- [Working data]:
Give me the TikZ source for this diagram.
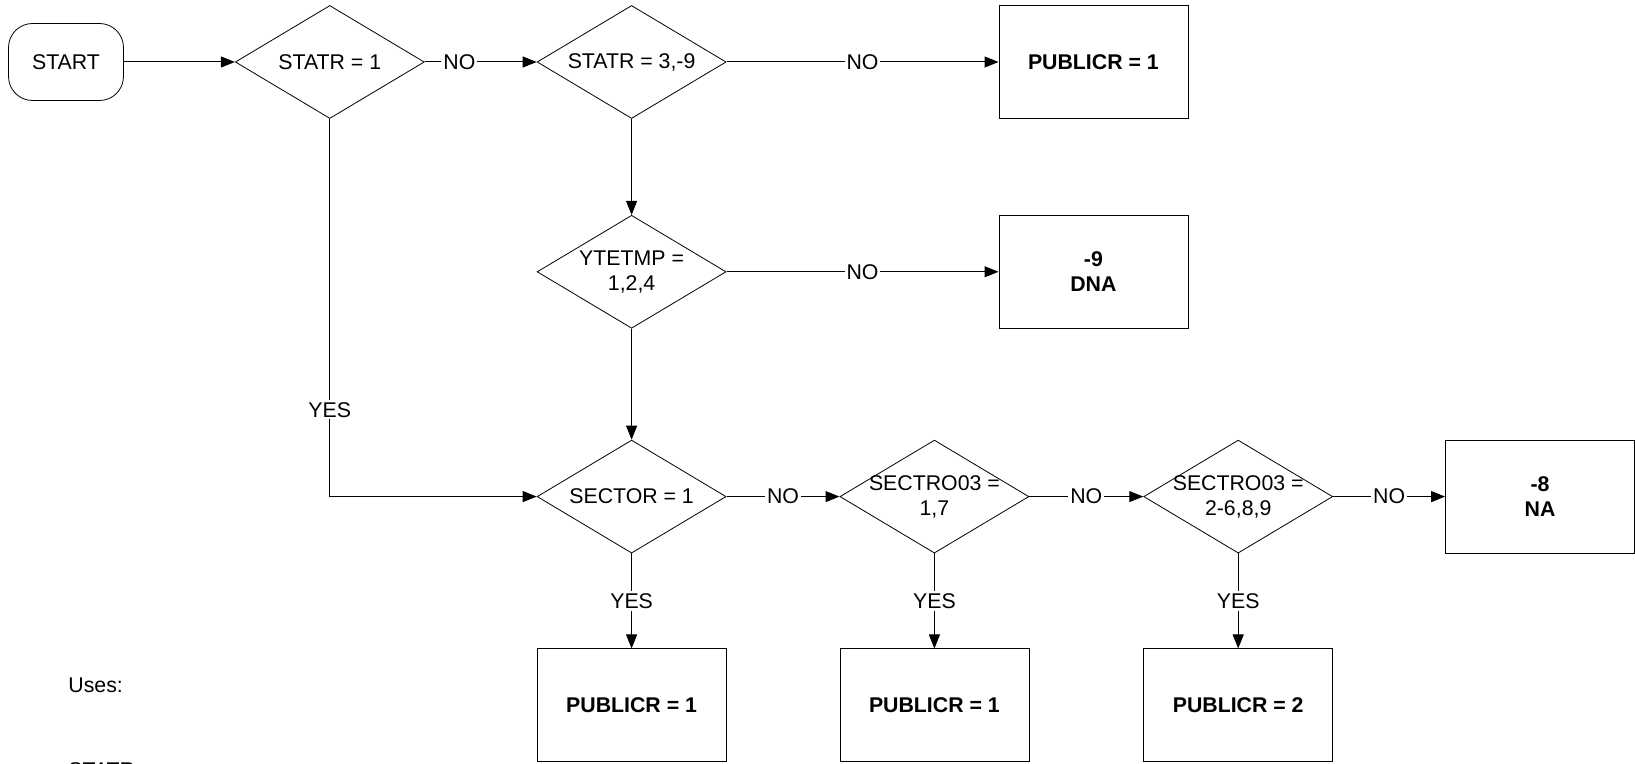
\documentclass[tikz,border=0pt]{standalone}
\usepackage{fontspec}
\setmainfont{Liberation Sans}
\usetikzlibrary{arrows.meta, positioning, shapes.geometric}
\tikzset{every node/.style={font=\fontsize{10.65}{12.5}\selectfont}}
\newcommand{\nowd}[1]{\makebox[0pt]{#1}}

\begin{document}
\begin{tikzpicture}[
  x=0.5pt, y=-0.5pt,
  node distance=55.5pt,
  termnode/.style={draw, rounded corners=12pt, minimum width=57.5pt, minimum height=38.5pt, inner sep=0pt},
  decnode/.style={draw, diamond, minimum width=94.5pt, minimum height=56.5pt, inner sep=0pt, align=center},
  outnode/.style={draw, minimum width=94.5pt, minimum height=56.5pt, inner sep=0pt, align=center, font=\fontsize{10.65}{12.5}\selectfont\bfseries},
  flow/.style={-{Triangle[length=7pt, width=5.5pt]}, line width=0.5pt},
  answer/.style={fill=white, inner sep=1pt}
]
  \useasboundingbox (0,0) rectangle (1635,764);
  \node[termnode] (start) at (66,62) {START};
  \node[decnode, right=of start] (statr1) {\nowd{STATR = 1}};
  \node[decnode, right=56pt of statr1] (statr39) {\nowd{STATR = 3,-9}};
  \node[outnode, right=136pt of statr39] (pubtop) {PUBLICR = 1};
  \node[decnode, below=48pt of statr39] (ytetmp) {\nowd{YTETMP =}\\\nowd{1,2,4}};
  \node[outnode, right=136pt of ytetmp] (dna) {-9\\DNA};
  \node[decnode, below=of ytetmp] (sector) {\nowd{SECTOR = 1}};
  \node[decnode, right=56.5pt of sector] (secone) {\nowd{SECTRO03 =}\\\nowd{1,7}};
  \node[decnode, right=57pt of secone] (sectwo) {\nowd{SECTRO03 =}\\\nowd{2-6,8,9}};
  \node[outnode, right=56pt of sectwo] (na) {-8\\NA};
  \node[outnode, below=47.5pt of sector] (pubsec) {PUBLICR = 1};
  \node[outnode, below=47.5pt of secone] (pubone) {PUBLICR = 1};
  \node[outnode, below=47.5pt of sectwo] (pubtwo) {PUBLICR = 2};
  \node[anchor=west, inner sep=0pt] (uses) at (68,685) {Uses:};
  \node[anchor=west, inner sep=0pt] (usesstatr) at (68,770) {STATR};

  \draw[flow] (start) -- (statr1);
  \draw[flow] (statr1) -- node[answer, pos=0.31] {NO} (statr39);
  \draw[flow] (statr39) -- node[answer] {NO} (pubtop);
  \draw[flow] (statr39) -- (ytetmp);
  \draw[flow] (ytetmp) -- node[answer] {NO} (dna);
  \draw[flow] (ytetmp) -- (sector);
  \draw[flow] (statr1.south) |- node[answer, pos=0.385] {YES} (sector.west);
  \draw[flow] (sector) -- node[answer] {NO} (secone);
  \draw[flow] (secone) -- node[answer] {NO} (sectwo);
  \draw[flow] (sectwo) -- node[answer] {NO} (na);
  \draw[flow] (sector) -- node[answer] {YES} (pubsec);
  \draw[flow] (secone) -- node[answer] {YES} (pubone);
  \draw[flow] (sectwo) -- node[answer] {YES} (pubtwo);
\end{tikzpicture}
\end{document}
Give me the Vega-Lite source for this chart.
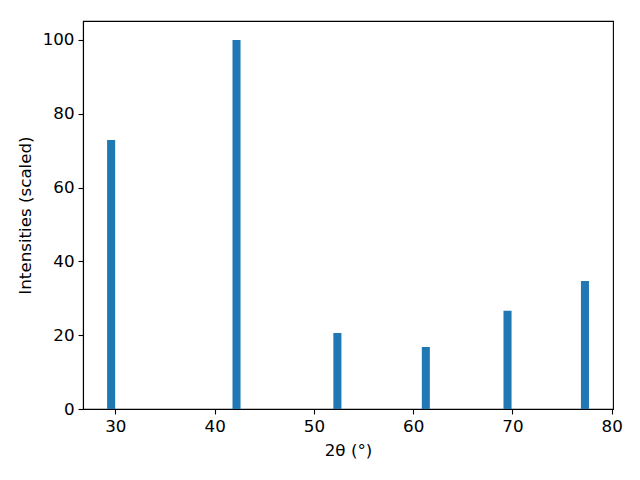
{
  "$schema": "https://vega.github.io/schema/vega-lite/v6.json",
  "autosize": "none",
  "width": 530,
  "height": 388,
  "padding": {"left": 83, "top": 21, "right": 27, "bottom": 71},
  "background": "white",
  "config": {
    "view": {"stroke": "black", "strokeWidth": 1.1},
    "font": "DejaVu Sans",
    "axis": {
      "domainColor": "black",
      "domainWidth": 1.1,
      "tickColor": "black",
      "tickWidth": 1.1,
      "tickSize": 5,
      "labelPadding": 4,
      "labelFont": "DejaVu Sans",
      "labelFontSize": 16.7,
      "labelColor": "black",
      "titleFont": "DejaVu Sans",
      "titleFontSize": 16.7,
      "titleFontWeight": "normal",
      "titleColor": "black",
      "grid": false
    }
  },
  "data": {
    "values": [
      {"lo": 29.17, "hi": 29.98, "intensity": 72.9},
      {"lo": 41.80, "hi": 42.61, "intensity": 100},
      {"lo": 51.96, "hi": 52.77, "intensity": 20.6},
      {"lo": 60.87, "hi": 61.68, "intensity": 16.8},
      {"lo": 69.10, "hi": 69.91, "intensity": 26.6},
      {"lo": 76.90, "hi": 77.71, "intensity": 34.7}
    ]
  },
  "mark": {"type": "bar", "color": "#1f77b4", "binSpacing": 0, "orient": "vertical"},
  "encoding": {
    "x": {
      "field": "lo",
      "type": "quantitative",
      "scale": {"domain": [26.74, 80.13], "nice": false, "zero": false, "padding": 0},
      "axis": {"values": [30, 40, 50, 60, 70, 80], "title": "2θ (°)", "titlePadding": 8, "labelFlush": false}
    },
    "x2": {"field": "hi"},
    "y": {
      "field": "intensity",
      "type": "quantitative",
      "scale": {"domain": [0, 105.14], "nice": false, "padding": 0},
      "axis": {"values": [0, 20, 40, 60, 80, 100], "title": "Intensities (scaled)", "titlePadding": 8, "labelFlush": false}
    },
    "y2": {"datum": 0}
  }
}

- [Problem requirements]: Retype the records exactly. Any image in them should not appear in what you write.

- [The solution]:
Give me the TikZ source for this diagram.
\documentclass[tikz,border=0pt]{standalone}
\usepackage{fontspec}
\setmainfont{Liberation Sans}
\usetikzlibrary{arrows.meta, positioning, shapes.geometric}
\tikzset{every node/.style={font=\fontsize{10.65}{12.5}\selectfont}}
\newcommand{\nowd}[1]{\makebox[0pt]{#1}}

\begin{document}
\begin{tikzpicture}[
  x=0.5pt, y=-0.5pt,
  node distance=55.5pt,
  termnode/.style={draw, rounded corners=12pt, minimum width=57.5pt, minimum height=38.5pt, inner sep=0pt},
  decnode/.style={draw, diamond, minimum width=94.5pt, minimum height=56.5pt, inner sep=0pt, align=center},
  outnode/.style={draw, minimum width=94.5pt, minimum height=56.5pt, inner sep=0pt, align=center, font=\fontsize{10.65}{12.5}\selectfont\bfseries},
  flow/.style={-{Triangle[length=7pt, width=5.5pt]}, line width=0.5pt},
  answer/.style={fill=white, inner sep=1pt}
]
  \useasboundingbox (0,0) rectangle (1635,764);
  \node[termnode] (start) at (66,62) {START};
  \node[decnode, right=of start] (statr1) {\nowd{STATR = 1}};
  \node[decnode, right=56pt of statr1] (statr39) {\nowd{STATR = 3,-9}};
  \node[outnode, right=136pt of statr39] (pubtop) {PUBLICR = 1};
  \node[decnode, below=48pt of statr39] (ytetmp) {\nowd{YTETMP =}\\\nowd{1,2,4}};
  \node[outnode, right=136pt of ytetmp] (dna) {-9\\DNA};
  \node[decnode, below=of ytetmp] (sector) {\nowd{SECTOR = 1}};
  \node[decnode, right=56.5pt of sector] (secone) {\nowd{SECTRO03 =}\\\nowd{1,7}};
  \node[decnode, right=57pt of secone] (sectwo) {\nowd{SECTRO03 =}\\\nowd{2-6,8,9}};
  \node[outnode, right=56pt of sectwo] (na) {-8\\NA};
  \node[outnode, below=47.5pt of sector] (pubsec) {PUBLICR = 1};
  \node[outnode, below=47.5pt of secone] (pubone) {PUBLICR = 1};
  \node[outnode, below=47.5pt of sectwo] (pubtwo) {PUBLICR = 2};
  \node[anchor=west, inner sep=0pt] (uses) at (68,685) {Uses:};
  \node[anchor=west, inner sep=0pt] (usesstatr) at (68,770) {STATR};

  \draw[flow] (start) -- (statr1);
  \draw[flow] (statr1) -- node[answer, pos=0.31] {NO} (statr39);
  \draw[flow] (statr39) -- node[answer] {NO} (pubtop);
  \draw[flow] (statr39) -- (ytetmp);
  \draw[flow] (ytetmp) -- node[answer] {NO} (dna);
  \draw[flow] (ytetmp) -- (sector);
  \draw[flow] (statr1.south) |- node[answer, pos=0.385] {YES} (sector.west);
  \draw[flow] (sector) -- node[answer] {NO} (secone);
  \draw[flow] (secone) -- node[answer] {NO} (sectwo);
  \draw[flow] (sectwo) -- node[answer] {NO} (na);
  \draw[flow] (sector) -- node[answer] {YES} (pubsec);
  \draw[flow] (secone) -- node[answer] {YES} (pubone);
  \draw[flow] (sectwo) -- node[answer] {YES} (pubtwo);
\end{tikzpicture}
\end{document}
Give me the Vega-Lite source for this chart.
{
  "$schema": "https://vega.github.io/schema/vega-lite/v6.json",
  "autosize": "none",
  "width": 530,
  "height": 388,
  "padding": {"left": 83, "top": 21, "right": 27, "bottom": 71},
  "background": "white",
  "config": {
    "view": {"stroke": "black", "strokeWidth": 1.1},
    "font": "DejaVu Sans",
    "axis": {
      "domainColor": "black",
      "domainWidth": 1.1,
      "tickColor": "black",
      "tickWidth": 1.1,
      "tickSize": 5,
      "labelPadding": 4,
      "labelFont": "DejaVu Sans",
      "labelFontSize": 16.7,
      "labelColor": "black",
      "titleFont": "DejaVu Sans",
      "titleFontSize": 16.7,
      "titleFontWeight": "normal",
      "titleColor": "black",
      "grid": false
    }
  },
  "data": {
    "values": [
      {"lo": 29.17, "hi": 29.98, "intensity": 72.9},
      {"lo": 41.80, "hi": 42.61, "intensity": 100},
      {"lo": 51.96, "hi": 52.77, "intensity": 20.6},
      {"lo": 60.87, "hi": 61.68, "intensity": 16.8},
      {"lo": 69.10, "hi": 69.91, "intensity": 26.6},
      {"lo": 76.90, "hi": 77.71, "intensity": 34.7}
    ]
  },
  "mark": {"type": "bar", "color": "#1f77b4", "binSpacing": 0, "orient": "vertical"},
  "encoding": {
    "x": {
      "field": "lo",
      "type": "quantitative",
      "scale": {"domain": [26.74, 80.13], "nice": false, "zero": false, "padding": 0},
      "axis": {"values": [30, 40, 50, 60, 70, 80], "title": "2θ (°)", "titlePadding": 8, "labelFlush": false}
    },
    "x2": {"field": "hi"},
    "y": {
      "field": "intensity",
      "type": "quantitative",
      "scale": {"domain": [0, 105.14], "nice": false, "padding": 0},
      "axis": {"values": [0, 20, 40, 60, 80, 100], "title": "Intensities (scaled)", "titlePadding": 8, "labelFlush": false}
    },
    "y2": {"datum": 0}
  }
}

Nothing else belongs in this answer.